Personal information
- Full name: Bryan Cole
- Date of birth: 17 August 1956 (age 68)
- Original team(s): Montmorency
- Height: 178 cm (5 ft 10 in)
- Weight: 81 kg (179 lb)

Playing career^{1}
- Years: Club / Games (Goals)
- 1977–78: Collingwood / 2 (0)
- ^{1} Playing statistics correct to the end of 1978.

= Jack Cole (footballer) =

Australian rules footballer

Bryan "Jack" Cole (born 17 August 1956) is a former Australian rules footballer who played with Collingwood in the Victorian Football League (VFL).

== Playing career ==
Originally from Montmorency, part of Collingwood's recruiting zone, Cole played two senior games for the Magpies – one in each of the 1977 and 1978 seasons – before returning to his home club midway through the latter.

Cole's nickname of "Jack" was a shortening of "Jumping Jack", which was bestowed upon him unknowingly by Montmorency coach Shane Molloy during the club's premiership season of 1979.

== Coaching career ==
Cole was appointed senior coach of Montmorency in 2005 in his first coaching role, at age 48. He remained at the club for six seasons before transferring to coach rival Greensborough for two years in 2011–12. Cole then returned for another two-year stint at Montmorency in 2013.

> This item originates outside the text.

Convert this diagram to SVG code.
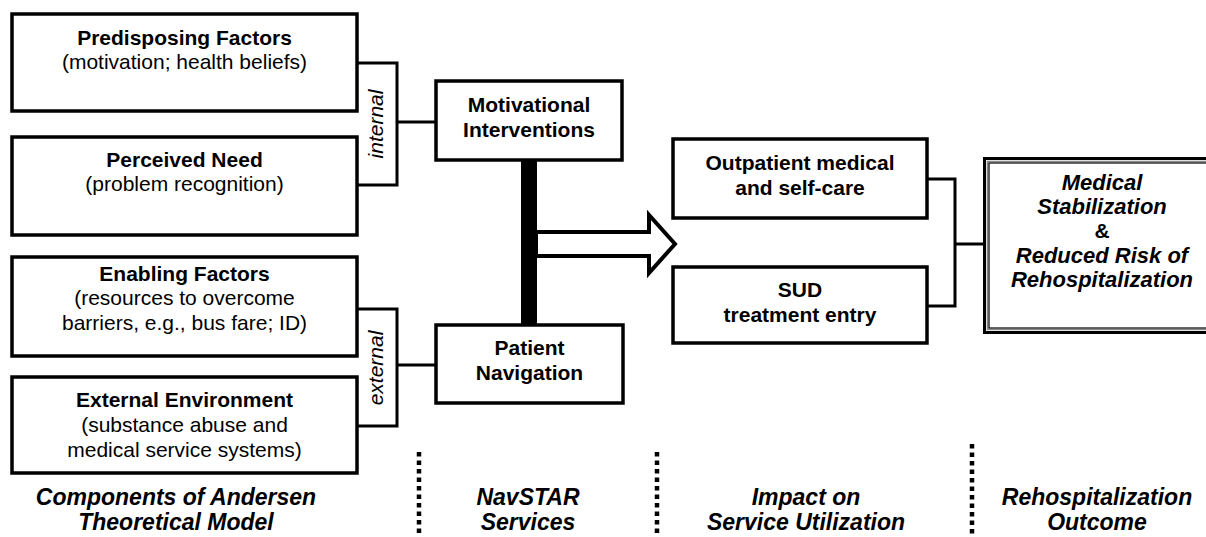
<svg xmlns="http://www.w3.org/2000/svg" width="1206" height="537" viewBox="0 0 1206 537">
<style>
text{font-family:"Liberation Sans",Arial,sans-serif;fill:#000;text-anchor:middle}
.b{font-weight:bold;font-size:21px}
.r{font-size:21px}
.bi{font-weight:bold;font-style:italic;font-size:22px}
.lab{font-weight:bold;font-style:italic;font-size:23px}
.it{font-style:italic;font-size:21px}
.box{fill:#fff;stroke:#000;stroke-width:3.5}
.ln{fill:none;stroke:#000;stroke-width:3}
.dot{fill:none;stroke:#000;stroke-width:4.5;stroke-dasharray:4.5 4}
</style>
<rect width="1206" height="537" fill="#fff"/>
<g id="connectors">
<polyline class="ln" points="357,63 397,63 397,185 357,185"/>
<line class="ln" x1="397" y1="122" x2="436" y2="122"/>
<polyline class="ln" points="357,309 397,309 397,426 357,426"/>
<line class="ln" x1="397" y1="365" x2="436" y2="365"/>
<polygon points="536,232 649,232 649,215 675,244 649,273 649,256 536,256" fill="#fff" stroke="#000" stroke-width="4" stroke-linejoin="miter"/>
<rect x="521" y="160" width="16" height="165" fill="#000"/>
<polyline class="ln" points="927,179 955,179 955,306 927,306"/>
<line class="ln" x1="955" y1="244" x2="983" y2="244"/>
<line class="dot" x1="419" y1="452" x2="419" y2="540"/>
<line class="dot" x1="657" y1="452" x2="657" y2="540"/>
<line class="dot" x1="972" y1="444" x2="972" y2="540"/>
</g>
<g id="predisposing">
<rect class="box" x="12" y="14" width="345" height="97"/>
<text class="b" x="184.5" y="45">Predisposing Factors</text>
<text class="r" x="184.5" y="69">(motivation; health beliefs)</text>
</g>
<g id="perceived">
<rect class="box" x="12" y="137" width="345" height="98"/>
<text class="b" x="184.5" y="167">Perceived Need</text>
<text class="r" x="184.5" y="191">(problem recognition)</text>
</g>
<g id="enabling">
<rect class="box" x="12" y="257" width="345" height="99"/>
<text class="b" x="184.5" y="281">Enabling Factors</text>
<text class="r" x="184.5" y="305">(resources to overcome</text>
<text class="r" x="184.5" y="330">barriers, e.g., bus fare; ID)</text>
</g>
<g id="external">
<rect class="box" x="12" y="377" width="345" height="96"/>
<text class="b" x="184.5" y="407">External Environment</text>
<text class="r" x="184.5" y="432">(substance abuse and</text>
<text class="r" x="184.5" y="457">medical service systems)</text>
</g>
<g id="label-internal">
<text class="it" transform="translate(383,124) rotate(-90)">internal</text>
</g>
<g id="label-external">
<text class="it" transform="translate(383,368) rotate(-90)">external</text>
</g>
<g id="motivational">
<rect class="box" x="436" y="81" width="186" height="79"/>
<text class="b" x="529" y="112">Motivational</text>
<text class="b" x="529" y="137">Interventions</text>
</g>
<g id="navigation">
<rect class="box" x="436" y="325" width="187" height="78"/>
<text class="b" x="529.5" y="355">Patient</text>
<text class="b" x="529.5" y="380">Navigation</text>
</g>
<g id="outpatient">
<rect class="box" x="673" y="139" width="254" height="79"/>
<text class="b" x="800" y="170">Outpatient medical</text>
<text class="b" x="800" y="195">and self-care</text>
</g>
<g id="sud">
<rect class="box" x="673" y="267" width="254" height="76"/>
<text class="b" x="800" y="297">SUD</text>
<text class="b" x="800" y="322">treatment entry</text>
</g>
<g id="outcome">
<rect x="984.5" y="158.5" width="240" height="174" fill="#fff" stroke="#000" stroke-width="3"/>
<rect x="987.5" y="161.5" width="234" height="168" fill="none" stroke="#888" stroke-width="1.5"/>
<rect x="989" y="163" width="231" height="165" fill="none" stroke="#000" stroke-width="1.2"/>
<text class="bi" x="1102" y="190">Medical</text>
<text class="bi" x="1102" y="214">Stabilization</text>
<text class="b" x="1102" y="238">&amp;</text>
<text class="bi" x="1102" y="263">Reduced Risk of</text>
<text class="bi" x="1102" y="287">Rehospitalization</text>
</g>
<g id="column-labels">
<text class="lab" x="176" y="505">Components of Andersen</text>
<text class="lab" x="176" y="530">Theoretical Model</text>
<text class="lab" x="528" y="505">NavSTAR</text>
<text class="lab" x="528" y="530">Services</text>
<text class="lab" x="806" y="505">Impact on</text>
<text class="lab" x="806" y="530">Service Utilization</text>
<text class="lab" x="1097" y="505">Rehospitalization</text>
<text class="lab" x="1097" y="530">Outcome</text>
</g>
</svg>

By 2015, Cole had shifted out of the Northern Football League and took the reins at Healesville, guiding the side to a runners-up performance in his first season. This was Cole's third losing grand final in his coaching career to that point. He broke the duck the following season, when Healesville snapped a 28-year premiership drought to win the 2016 premiership.

After two more seasons at Healesville, Cole joined Woori Yallock in 2018, taking the team as far as a grand final in 2022 before departing at the end of the 2023 season. Cole was signed by Victorian Amateur Football Association (VAFA) club Kew in October 2023 to lead the club from the 2024 season.